* BEGIN *
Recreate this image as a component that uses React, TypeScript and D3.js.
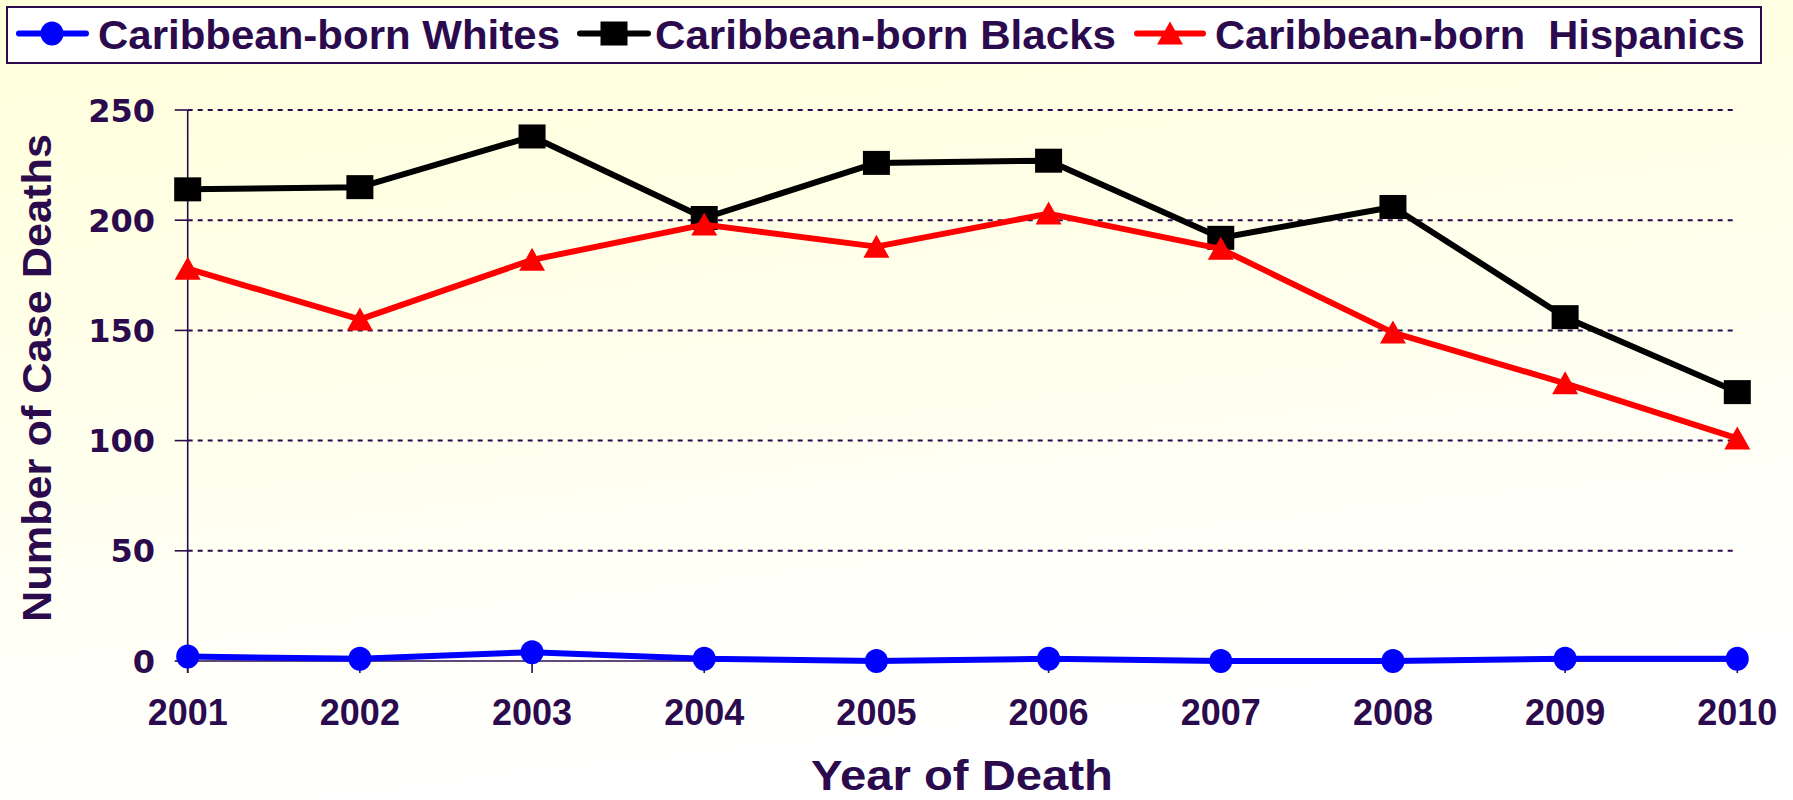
import React from 'react';
import * as d3 from 'd3';

const years = ['2001', '2002', '2003', '2004', '2005', '2006', '2007', '2008', '2009', '2010'];
const whites = [2, 1, 4, 1, 0, 1, 0, 0, 1, 1];
const blacks = [214, 215, 238, 201, 226, 227, 192, 206, 156, 122];
const hispanics = [178, 155, 182, 198, 188, 203, 187, 149, 126, 101];
const yTicks = [0, 50, 100, 150, 200, 250];
const seriesNames = ['Caribbean-born Whites', 'Caribbean-born Blacks', 'Caribbean-born  Hispanics'];
const seriesColors = ['#0000ff', '#000000', '#ff0000'];
const yTitle = 'Number of Case Deaths';
const xTitle = 'Year of Death';

const W = 1793;
const H = 800;
const TXT = '#2b0b4d';
const SANS = '"Liberation Sans", Arial, sans-serif';
const WIDE = '"DejaVu Sans", Verdana, sans-serif';

type Shape = 'circle' | 'square' | 'triangle';
const shapes: Shape[] = ['circle', 'square', 'triangle'];

function Marker({ shape, x, y, color }: { shape: Shape; x: number; y: number; color: string }) {
  if (shape === 'circle') return <ellipse cx={x} cy={y} rx={11.5} ry={12} fill={color} />;
  if (shape === 'square') return <rect x={x - 13.5} y={y - 12} width={27} height={24} fill={color} />;
  return <path d={`M${x},${y - 12}L${x + 13},${y + 11}L${x - 13},${y + 11}Z`} fill={color} />;
}

export default function App() {
  const x = d3.scalePoint<string>().domain(years).range([187.7, 1737.3]).padding(0);
  const y = d3.scaleLinear().domain([0, 250]).range([661, 110]);
  const line = d3
    .line<number>()
    .x((_, i) => x(years[i]) as number)
    .y((d) => y(d));
  const series = [whites, blacks, hispanics];

  const legend = [
    { lx0: 19, lx1: 86, mx: 52, tx: 98, tw: 462 },
    { lx0: 580, lx1: 648, mx: 614, tx: 655, tw: 461 },
    { lx0: 1137, lx1: 1203, mx: 1170, tx: 1215, tw: 530 },
  ];

  const x0 = x(years[0]) as number;
  const x1 = x(years[years.length - 1]) as number;

  return (
    <svg
      width={W}
      height={H}
      viewBox={`0 0 ${W} ${H}`}
      style={{ position: 'absolute', left: 0, top: 0, display: 'block' }}
    >
      <defs>
        <linearGradient id="bg" x1="0" y1="0" x2="0.25" y2="1">
          <stop offset="0" stopColor="#ffffda" />
          <stop offset="0.6" stopColor="#fffff0" />
          <stop offset="1" stopColor="#ffffff" />
        </linearGradient>
      </defs>
      <rect x={0} y={0} width={W} height={H} fill="url(#bg)" />

      {/* gridlines */}
      {yTicks
        .filter((t) => t > 0)
        .map((t) => (
          <line
            key={'g' + t}
            x1={x0}
            x2={x1}
            y1={y(t)}
            y2={y(t)}
            stroke={TXT}
            strokeWidth={2}
            strokeDasharray="5 5"
          />
        ))}

      {/* y axis */}
      <line x1={x0} x2={x0} y1={y(250)} y2={y(0) + 12} stroke={TXT} strokeWidth={1.6} />
      {yTicks.map((t) => (
        <g key={'yt' + t}>
          <line x1={x0 - 13} x2={x0} y1={y(t)} y2={y(t)} stroke={TXT} strokeWidth={1.6} />
          <text
            x={155}
            y={y(t)}
            dy="0.36em"
            textAnchor="end"
            fontFamily={WIDE}
            fontWeight="bold"
            fontSize={32}
            fill={TXT}
          >
            {t}
          </text>
        </g>
      ))}

      {/* x axis */}
      <line x1={x0} x2={x1} y1={y(0)} y2={y(0)} stroke={TXT} strokeWidth={1.6} />
      {years.map((yr) => (
        <g key={'xt' + yr}>
          <line x1={x(yr)} x2={x(yr)} y1={y(0)} y2={y(0) + 12} stroke={TXT} strokeWidth={1.6} />
          <text
            x={x(yr)}
            y={725}
            textAnchor="middle"
            fontFamily={SANS}
            fontWeight="bold"
            fontSize={36}
            fill={TXT}
          >
            {yr}
          </text>
        </g>
      ))}

      {/* series */}
      {series.map((vals, si) => (
        <g key={'s' + si}>
          <path d={line(vals) || ''} fill="none" stroke={seriesColors[si]} strokeWidth={6} strokeLinejoin="round" />
          {vals.map((v, i) => (
            <Marker key={i} shape={shapes[si]} x={x(years[i]) as number} y={y(v)} color={seriesColors[si]} />
          ))}
        </g>
      ))}

      {/* axis titles */}
      <text
        transform={`translate(51,378) rotate(-90)`}
        textAnchor="middle"
        fontFamily={SANS}
        fontWeight="bold"
        fontSize={41}
        fill={TXT}
        textLength={488}
        lengthAdjust="spacingAndGlyphs"
      >
        {yTitle}
      </text>
      <text
        x={962}
        y={790}
        textAnchor="middle"
        fontFamily={SANS}
        fontWeight="bold"
        fontSize={42}
        fill={TXT}
        textLength={302}
        lengthAdjust="spacingAndGlyphs"
      >
        {xTitle}
      </text>

      {/* legend */}
      <rect x={7} y={7} width={1754} height={56} fill="#ffffff" stroke={TXT} strokeWidth={2} />
      {legend.map((L, i) => (
        <g key={'l' + i}>
          <line
            x1={L.lx0}
            x2={L.lx1}
            y1={33.5}
            y2={33.5}
            stroke={seriesColors[i]}
            strokeWidth={6}
            strokeLinecap="round"
          />
          <Marker shape={shapes[i]} x={L.mx} y={33.5} color={seriesColors[i]} />
          <text
            x={L.tx}
            y={49}
            fontFamily={SANS}
            fontWeight="bold"
            fontSize={40}
            fill={TXT}
            textLength={L.tw}
            lengthAdjust="spacingAndGlyphs"
            style={{ whiteSpace: 'pre' }}
          >
            {seriesNames[i]}
          </text>
        </g>
      ))}
    </svg>
  );
}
* END *
- **SHORT PROBLEM**
The listing above needs to be output again exactly. Don't include the pictures.

- **FINISHED ANSWER**
Recreate this image as a component that uses React, TypeScript and D3.js.
import React from 'react';
import * as d3 from 'd3';

const years = ['2001', '2002', '2003', '2004', '2005', '2006', '2007', '2008', '2009', '2010'];
const whites = [2, 1, 4, 1, 0, 1, 0, 0, 1, 1];
const blacks = [214, 215, 238, 201, 226, 227, 192, 206, 156, 122];
const hispanics = [178, 155, 182, 198, 188, 203, 187, 149, 126, 101];
const yTicks = [0, 50, 100, 150, 200, 250];
const seriesNames = ['Caribbean-born Whites', 'Caribbean-born Blacks', 'Caribbean-born  Hispanics'];
const seriesColors = ['#0000ff', '#000000', '#ff0000'];
const yTitle = 'Number of Case Deaths';
const xTitle = 'Year of Death';

const W = 1793;
const H = 800;
const TXT = '#2b0b4d';
const SANS = '"Liberation Sans", Arial, sans-serif';
const WIDE = '"DejaVu Sans", Verdana, sans-serif';

type Shape = 'circle' | 'square' | 'triangle';
const shapes: Shape[] = ['circle', 'square', 'triangle'];

function Marker({ shape, x, y, color }: { shape: Shape; x: number; y: number; color: string }) {
  if (shape === 'circle') return <ellipse cx={x} cy={y} rx={11.5} ry={12} fill={color} />;
  if (shape === 'square') return <rect x={x - 13.5} y={y - 12} width={27} height={24} fill={color} />;
  return <path d={`M${x},${y - 12}L${x + 13},${y + 11}L${x - 13},${y + 11}Z`} fill={color} />;
}

export default function App() {
  const x = d3.scalePoint<string>().domain(years).range([187.7, 1737.3]).padding(0);
  const y = d3.scaleLinear().domain([0, 250]).range([661, 110]);
  const line = d3
    .line<number>()
    .x((_, i) => x(years[i]) as number)
    .y((d) => y(d));
  const series = [whites, blacks, hispanics];

  const legend = [
    { lx0: 19, lx1: 86, mx: 52, tx: 98, tw: 462 },
    { lx0: 580, lx1: 648, mx: 614, tx: 655, tw: 461 },
    { lx0: 1137, lx1: 1203, mx: 1170, tx: 1215, tw: 530 },
  ];

  const x0 = x(years[0]) as number;
  const x1 = x(years[years.length - 1]) as number;

  return (
    <svg
      width={W}
      height={H}
      viewBox={`0 0 ${W} ${H}`}
      style={{ position: 'absolute', left: 0, top: 0, display: 'block' }}
    >
      <defs>
        <linearGradient id="bg" x1="0" y1="0" x2="0.25" y2="1">
          <stop offset="0" stopColor="#ffffda" />
          <stop offset="0.6" stopColor="#fffff0" />
          <stop offset="1" stopColor="#ffffff" />
        </linearGradient>
      </defs>
      <rect x={0} y={0} width={W} height={H} fill="url(#bg)" />

      {/* gridlines */}
      {yTicks
        .filter((t) => t > 0)
        .map((t) => (
          <line
            key={'g' + t}
            x1={x0}
            x2={x1}
            y1={y(t)}
            y2={y(t)}
            stroke={TXT}
            strokeWidth={2}
            strokeDasharray="5 5"
          />
        ))}

      {/* y axis */}
      <line x1={x0} x2={x0} y1={y(250)} y2={y(0) + 12} stroke={TXT} strokeWidth={1.6} />
      {yTicks.map((t) => (
        <g key={'yt' + t}>
          <line x1={x0 - 13} x2={x0} y1={y(t)} y2={y(t)} stroke={TXT} strokeWidth={1.6} />
          <text
            x={155}
            y={y(t)}
            dy="0.36em"
            textAnchor="end"
            fontFamily={WIDE}
            fontWeight="bold"
            fontSize={32}
            fill={TXT}
          >
            {t}
          </text>
        </g>
      ))}

      {/* x axis */}
      <line x1={x0} x2={x1} y1={y(0)} y2={y(0)} stroke={TXT} strokeWidth={1.6} />
      {years.map((yr) => (
        <g key={'xt' + yr}>
          <line x1={x(yr)} x2={x(yr)} y1={y(0)} y2={y(0) + 12} stroke={TXT} strokeWidth={1.6} />
          <text
            x={x(yr)}
            y={725}
            textAnchor="middle"
            fontFamily={SANS}
            fontWeight="bold"
            fontSize={36}
            fill={TXT}
          >
            {yr}
          </text>
        </g>
      ))}

      {/* series */}
      {series.map((vals, si) => (
        <g key={'s' + si}>
          <path d={line(vals) || ''} fill="none" stroke={seriesColors[si]} strokeWidth={6} strokeLinejoin="round" />
          {vals.map((v, i) => (
            <Marker key={i} shape={shapes[si]} x={x(years[i]) as number} y={y(v)} color={seriesColors[si]} />
          ))}
        </g>
      ))}

      {/* axis titles */}
      <text
        transform={`translate(51,378) rotate(-90)`}
        textAnchor="middle"
        fontFamily={SANS}
        fontWeight="bold"
        fontSize={41}
        fill={TXT}
        textLength={488}
        lengthAdjust="spacingAndGlyphs"
      >
        {yTitle}
      </text>
      <text
        x={962}
        y={790}
        textAnchor="middle"
        fontFamily={SANS}
        fontWeight="bold"
        fontSize={42}
        fill={TXT}
        textLength={302}
        lengthAdjust="spacingAndGlyphs"
      >
        {xTitle}
      </text>

      {/* legend */}
      <rect x={7} y={7} width={1754} height={56} fill="#ffffff" stroke={TXT} strokeWidth={2} />
      {legend.map((L, i) => (
        <g key={'l' + i}>
          <line
            x1={L.lx0}
            x2={L.lx1}
            y1={33.5}
            y2={33.5}
            stroke={seriesColors[i]}
            strokeWidth={6}
            strokeLinecap="round"
          />
          <Marker shape={shapes[i]} x={L.mx} y={33.5} color={seriesColors[i]} />
          <text
            x={L.tx}
            y={49}
            fontFamily={SANS}
            fontWeight="bold"
            fontSize={40}
            fill={TXT}
            textLength={L.tw}
            lengthAdjust="spacingAndGlyphs"
            style={{ whiteSpace: 'pre' }}
          >
            {seriesNames[i]}
          </text>
        </g>
      ))}
    </svg>
  );
}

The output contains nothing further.